§ PROBLEM DETAILS
In your copy, repeat the records exactly and leave out the pictures.
● ● ● ● ●
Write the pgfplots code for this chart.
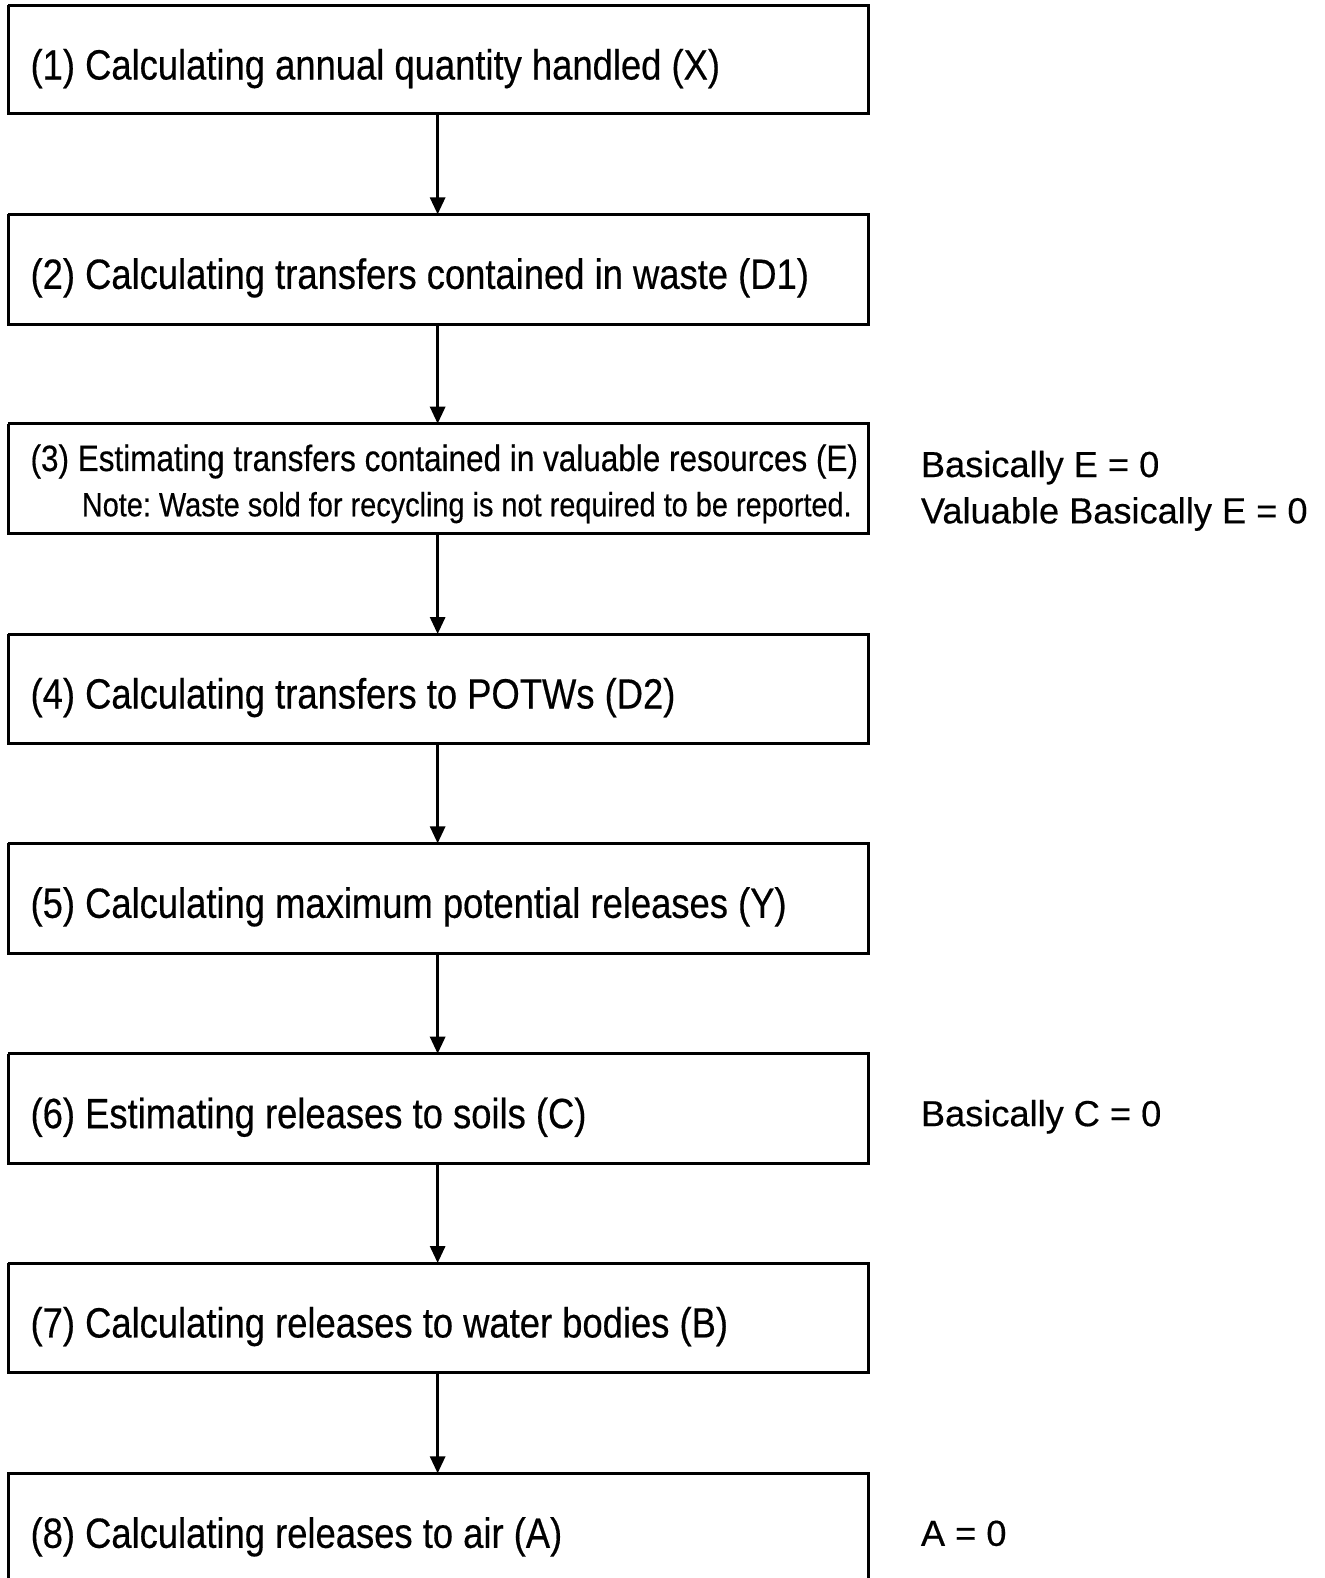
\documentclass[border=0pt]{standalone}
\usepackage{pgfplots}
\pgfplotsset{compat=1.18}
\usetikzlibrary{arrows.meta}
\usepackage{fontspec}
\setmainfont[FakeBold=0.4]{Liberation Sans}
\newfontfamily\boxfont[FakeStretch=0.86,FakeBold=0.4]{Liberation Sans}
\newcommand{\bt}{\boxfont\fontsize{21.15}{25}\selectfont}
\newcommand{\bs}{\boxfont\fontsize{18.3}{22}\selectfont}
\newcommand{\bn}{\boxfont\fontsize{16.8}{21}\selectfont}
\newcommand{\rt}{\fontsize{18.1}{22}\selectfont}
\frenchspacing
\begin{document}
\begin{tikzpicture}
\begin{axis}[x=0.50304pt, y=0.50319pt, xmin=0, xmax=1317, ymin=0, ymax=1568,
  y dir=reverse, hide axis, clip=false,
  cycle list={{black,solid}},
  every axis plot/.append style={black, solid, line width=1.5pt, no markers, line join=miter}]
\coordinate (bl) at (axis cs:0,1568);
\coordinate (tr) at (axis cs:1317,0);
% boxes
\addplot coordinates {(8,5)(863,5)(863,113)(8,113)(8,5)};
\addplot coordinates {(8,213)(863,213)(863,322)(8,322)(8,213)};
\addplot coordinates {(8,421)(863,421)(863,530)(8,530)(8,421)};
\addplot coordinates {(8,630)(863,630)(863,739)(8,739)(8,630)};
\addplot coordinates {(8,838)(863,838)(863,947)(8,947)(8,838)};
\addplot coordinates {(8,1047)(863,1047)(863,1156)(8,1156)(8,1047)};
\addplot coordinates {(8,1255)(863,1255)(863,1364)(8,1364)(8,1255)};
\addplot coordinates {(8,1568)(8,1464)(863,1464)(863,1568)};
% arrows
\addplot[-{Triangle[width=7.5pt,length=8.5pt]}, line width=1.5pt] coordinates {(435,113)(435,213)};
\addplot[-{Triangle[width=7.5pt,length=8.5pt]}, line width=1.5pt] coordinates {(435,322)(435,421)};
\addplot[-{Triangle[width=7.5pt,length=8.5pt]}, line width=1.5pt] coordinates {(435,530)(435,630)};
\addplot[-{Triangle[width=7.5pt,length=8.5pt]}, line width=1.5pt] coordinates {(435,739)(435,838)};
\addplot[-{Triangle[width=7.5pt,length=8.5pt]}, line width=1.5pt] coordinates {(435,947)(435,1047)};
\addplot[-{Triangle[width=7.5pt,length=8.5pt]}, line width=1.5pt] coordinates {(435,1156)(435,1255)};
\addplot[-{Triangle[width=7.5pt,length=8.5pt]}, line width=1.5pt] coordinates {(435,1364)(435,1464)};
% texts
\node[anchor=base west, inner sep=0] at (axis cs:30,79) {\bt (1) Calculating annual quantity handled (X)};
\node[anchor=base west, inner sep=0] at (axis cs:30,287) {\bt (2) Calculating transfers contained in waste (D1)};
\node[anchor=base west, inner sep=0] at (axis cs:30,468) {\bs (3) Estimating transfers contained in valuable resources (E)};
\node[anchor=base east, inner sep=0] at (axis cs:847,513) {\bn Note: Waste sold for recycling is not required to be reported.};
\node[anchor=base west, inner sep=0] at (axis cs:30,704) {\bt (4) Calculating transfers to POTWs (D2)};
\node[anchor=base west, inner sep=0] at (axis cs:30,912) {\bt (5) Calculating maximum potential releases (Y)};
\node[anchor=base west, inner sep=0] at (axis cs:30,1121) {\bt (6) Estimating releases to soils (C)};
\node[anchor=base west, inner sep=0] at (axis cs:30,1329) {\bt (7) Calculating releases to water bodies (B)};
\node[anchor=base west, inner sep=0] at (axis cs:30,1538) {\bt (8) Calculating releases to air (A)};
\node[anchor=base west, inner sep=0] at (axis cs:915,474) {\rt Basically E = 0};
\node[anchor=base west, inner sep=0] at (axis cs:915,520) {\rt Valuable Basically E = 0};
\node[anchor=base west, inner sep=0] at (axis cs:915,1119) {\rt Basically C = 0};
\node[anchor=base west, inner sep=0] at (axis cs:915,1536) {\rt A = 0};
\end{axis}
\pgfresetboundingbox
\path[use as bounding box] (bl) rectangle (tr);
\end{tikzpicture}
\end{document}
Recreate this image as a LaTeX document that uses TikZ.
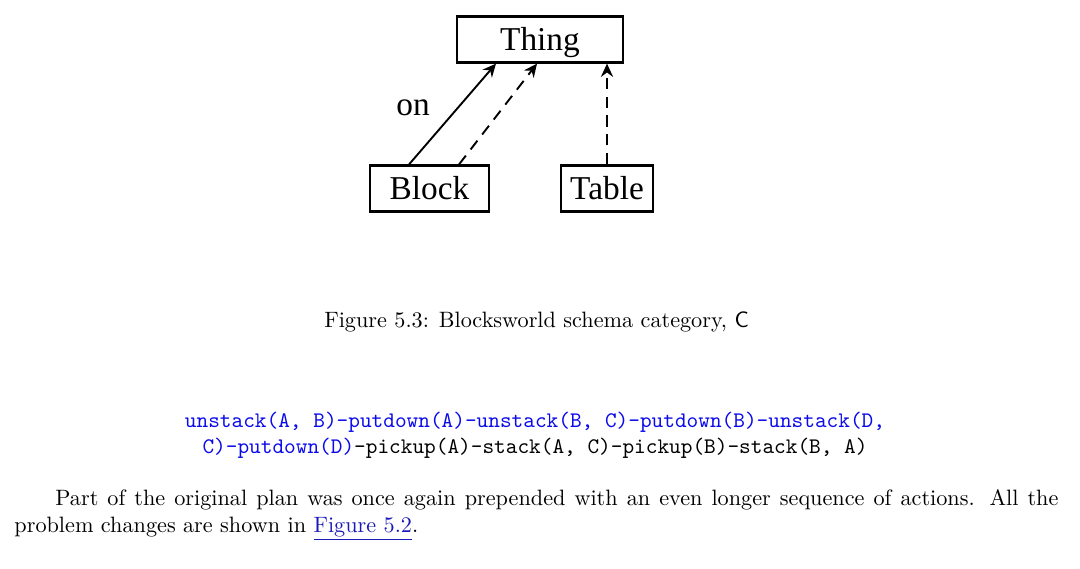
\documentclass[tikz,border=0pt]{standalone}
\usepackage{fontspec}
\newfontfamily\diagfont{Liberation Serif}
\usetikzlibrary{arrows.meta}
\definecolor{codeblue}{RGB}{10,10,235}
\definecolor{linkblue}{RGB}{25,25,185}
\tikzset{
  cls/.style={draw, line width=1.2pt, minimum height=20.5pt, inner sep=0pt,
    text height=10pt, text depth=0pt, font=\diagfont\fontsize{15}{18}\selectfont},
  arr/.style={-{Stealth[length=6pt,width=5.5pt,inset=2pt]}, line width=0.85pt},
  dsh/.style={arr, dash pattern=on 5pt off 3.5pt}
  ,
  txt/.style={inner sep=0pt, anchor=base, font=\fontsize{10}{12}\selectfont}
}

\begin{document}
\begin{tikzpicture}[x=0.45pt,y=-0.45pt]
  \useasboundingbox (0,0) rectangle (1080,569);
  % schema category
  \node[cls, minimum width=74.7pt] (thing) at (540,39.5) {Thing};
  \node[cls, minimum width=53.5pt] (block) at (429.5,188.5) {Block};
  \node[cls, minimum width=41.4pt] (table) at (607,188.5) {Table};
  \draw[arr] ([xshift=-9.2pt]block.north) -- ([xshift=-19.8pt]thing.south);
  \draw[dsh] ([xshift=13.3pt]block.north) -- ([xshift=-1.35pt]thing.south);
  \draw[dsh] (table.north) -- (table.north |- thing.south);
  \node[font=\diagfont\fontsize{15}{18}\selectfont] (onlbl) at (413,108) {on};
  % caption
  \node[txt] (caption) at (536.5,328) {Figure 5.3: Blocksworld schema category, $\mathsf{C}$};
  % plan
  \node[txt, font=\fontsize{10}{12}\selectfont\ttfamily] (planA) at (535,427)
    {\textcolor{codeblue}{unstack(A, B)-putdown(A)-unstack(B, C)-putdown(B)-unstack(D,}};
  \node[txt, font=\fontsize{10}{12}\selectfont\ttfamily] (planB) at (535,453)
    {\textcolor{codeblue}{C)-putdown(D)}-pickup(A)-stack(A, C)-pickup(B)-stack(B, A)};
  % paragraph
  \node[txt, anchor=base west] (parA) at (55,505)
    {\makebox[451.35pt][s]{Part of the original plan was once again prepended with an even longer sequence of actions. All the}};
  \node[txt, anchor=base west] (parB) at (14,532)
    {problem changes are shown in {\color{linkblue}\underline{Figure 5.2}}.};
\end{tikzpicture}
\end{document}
● ● ● ● ●
§ SOLUTION TO THE PROBLEM
Write the pgfplots code for this chart.
\documentclass[border=0pt]{standalone}
\usepackage{pgfplots}
\pgfplotsset{compat=1.18}
\usetikzlibrary{arrows.meta}
\usepackage{fontspec}
\setmainfont[FakeBold=0.4]{Liberation Sans}
\newfontfamily\boxfont[FakeStretch=0.86,FakeBold=0.4]{Liberation Sans}
\newcommand{\bt}{\boxfont\fontsize{21.15}{25}\selectfont}
\newcommand{\bs}{\boxfont\fontsize{18.3}{22}\selectfont}
\newcommand{\bn}{\boxfont\fontsize{16.8}{21}\selectfont}
\newcommand{\rt}{\fontsize{18.1}{22}\selectfont}
\frenchspacing
\begin{document}
\begin{tikzpicture}
\begin{axis}[x=0.50304pt, y=0.50319pt, xmin=0, xmax=1317, ymin=0, ymax=1568,
  y dir=reverse, hide axis, clip=false,
  cycle list={{black,solid}},
  every axis plot/.append style={black, solid, line width=1.5pt, no markers, line join=miter}]
\coordinate (bl) at (axis cs:0,1568);
\coordinate (tr) at (axis cs:1317,0);
% boxes
\addplot coordinates {(8,5)(863,5)(863,113)(8,113)(8,5)};
\addplot coordinates {(8,213)(863,213)(863,322)(8,322)(8,213)};
\addplot coordinates {(8,421)(863,421)(863,530)(8,530)(8,421)};
\addplot coordinates {(8,630)(863,630)(863,739)(8,739)(8,630)};
\addplot coordinates {(8,838)(863,838)(863,947)(8,947)(8,838)};
\addplot coordinates {(8,1047)(863,1047)(863,1156)(8,1156)(8,1047)};
\addplot coordinates {(8,1255)(863,1255)(863,1364)(8,1364)(8,1255)};
\addplot coordinates {(8,1568)(8,1464)(863,1464)(863,1568)};
% arrows
\addplot[-{Triangle[width=7.5pt,length=8.5pt]}, line width=1.5pt] coordinates {(435,113)(435,213)};
\addplot[-{Triangle[width=7.5pt,length=8.5pt]}, line width=1.5pt] coordinates {(435,322)(435,421)};
\addplot[-{Triangle[width=7.5pt,length=8.5pt]}, line width=1.5pt] coordinates {(435,530)(435,630)};
\addplot[-{Triangle[width=7.5pt,length=8.5pt]}, line width=1.5pt] coordinates {(435,739)(435,838)};
\addplot[-{Triangle[width=7.5pt,length=8.5pt]}, line width=1.5pt] coordinates {(435,947)(435,1047)};
\addplot[-{Triangle[width=7.5pt,length=8.5pt]}, line width=1.5pt] coordinates {(435,1156)(435,1255)};
\addplot[-{Triangle[width=7.5pt,length=8.5pt]}, line width=1.5pt] coordinates {(435,1364)(435,1464)};
% texts
\node[anchor=base west, inner sep=0] at (axis cs:30,79) {\bt (1) Calculating annual quantity handled (X)};
\node[anchor=base west, inner sep=0] at (axis cs:30,287) {\bt (2) Calculating transfers contained in waste (D1)};
\node[anchor=base west, inner sep=0] at (axis cs:30,468) {\bs (3) Estimating transfers contained in valuable resources (E)};
\node[anchor=base east, inner sep=0] at (axis cs:847,513) {\bn Note: Waste sold for recycling is not required to be reported.};
\node[anchor=base west, inner sep=0] at (axis cs:30,704) {\bt (4) Calculating transfers to POTWs (D2)};
\node[anchor=base west, inner sep=0] at (axis cs:30,912) {\bt (5) Calculating maximum potential releases (Y)};
\node[anchor=base west, inner sep=0] at (axis cs:30,1121) {\bt (6) Estimating releases to soils (C)};
\node[anchor=base west, inner sep=0] at (axis cs:30,1329) {\bt (7) Calculating releases to water bodies (B)};
\node[anchor=base west, inner sep=0] at (axis cs:30,1538) {\bt (8) Calculating releases to air (A)};
\node[anchor=base west, inner sep=0] at (axis cs:915,474) {\rt Basically E = 0};
\node[anchor=base west, inner sep=0] at (axis cs:915,520) {\rt Valuable Basically E = 0};
\node[anchor=base west, inner sep=0] at (axis cs:915,1119) {\rt Basically C = 0};
\node[anchor=base west, inner sep=0] at (axis cs:915,1536) {\rt A = 0};
\end{axis}
\pgfresetboundingbox
\path[use as bounding box] (bl) rectangle (tr);
\end{tikzpicture}
\end{document}
Recreate this image as a LaTeX document that uses TikZ.
\documentclass[tikz,border=0pt]{standalone}
\usepackage{fontspec}
\newfontfamily\diagfont{Liberation Serif}
\usetikzlibrary{arrows.meta}
\definecolor{codeblue}{RGB}{10,10,235}
\definecolor{linkblue}{RGB}{25,25,185}
\tikzset{
  cls/.style={draw, line width=1.2pt, minimum height=20.5pt, inner sep=0pt,
    text height=10pt, text depth=0pt, font=\diagfont\fontsize{15}{18}\selectfont},
  arr/.style={-{Stealth[length=6pt,width=5.5pt,inset=2pt]}, line width=0.85pt},
  dsh/.style={arr, dash pattern=on 5pt off 3.5pt}
  ,
  txt/.style={inner sep=0pt, anchor=base, font=\fontsize{10}{12}\selectfont}
}

\begin{document}
\begin{tikzpicture}[x=0.45pt,y=-0.45pt]
  \useasboundingbox (0,0) rectangle (1080,569);
  % schema category
  \node[cls, minimum width=74.7pt] (thing) at (540,39.5) {Thing};
  \node[cls, minimum width=53.5pt] (block) at (429.5,188.5) {Block};
  \node[cls, minimum width=41.4pt] (table) at (607,188.5) {Table};
  \draw[arr] ([xshift=-9.2pt]block.north) -- ([xshift=-19.8pt]thing.south);
  \draw[dsh] ([xshift=13.3pt]block.north) -- ([xshift=-1.35pt]thing.south);
  \draw[dsh] (table.north) -- (table.north |- thing.south);
  \node[font=\diagfont\fontsize{15}{18}\selectfont] (onlbl) at (413,108) {on};
  % caption
  \node[txt] (caption) at (536.5,328) {Figure 5.3: Blocksworld schema category, $\mathsf{C}$};
  % plan
  \node[txt, font=\fontsize{10}{12}\selectfont\ttfamily] (planA) at (535,427)
    {\textcolor{codeblue}{unstack(A, B)-putdown(A)-unstack(B, C)-putdown(B)-unstack(D,}};
  \node[txt, font=\fontsize{10}{12}\selectfont\ttfamily] (planB) at (535,453)
    {\textcolor{codeblue}{C)-putdown(D)}-pickup(A)-stack(A, C)-pickup(B)-stack(B, A)};
  % paragraph
  \node[txt, anchor=base west] (parA) at (55,505)
    {\makebox[451.35pt][s]{Part of the original plan was once again prepended with an even longer sequence of actions. All the}};
  \node[txt, anchor=base west] (parB) at (14,532)
    {problem changes are shown in {\color{linkblue}\underline{Figure 5.2}}.};
\end{tikzpicture}
\end{document}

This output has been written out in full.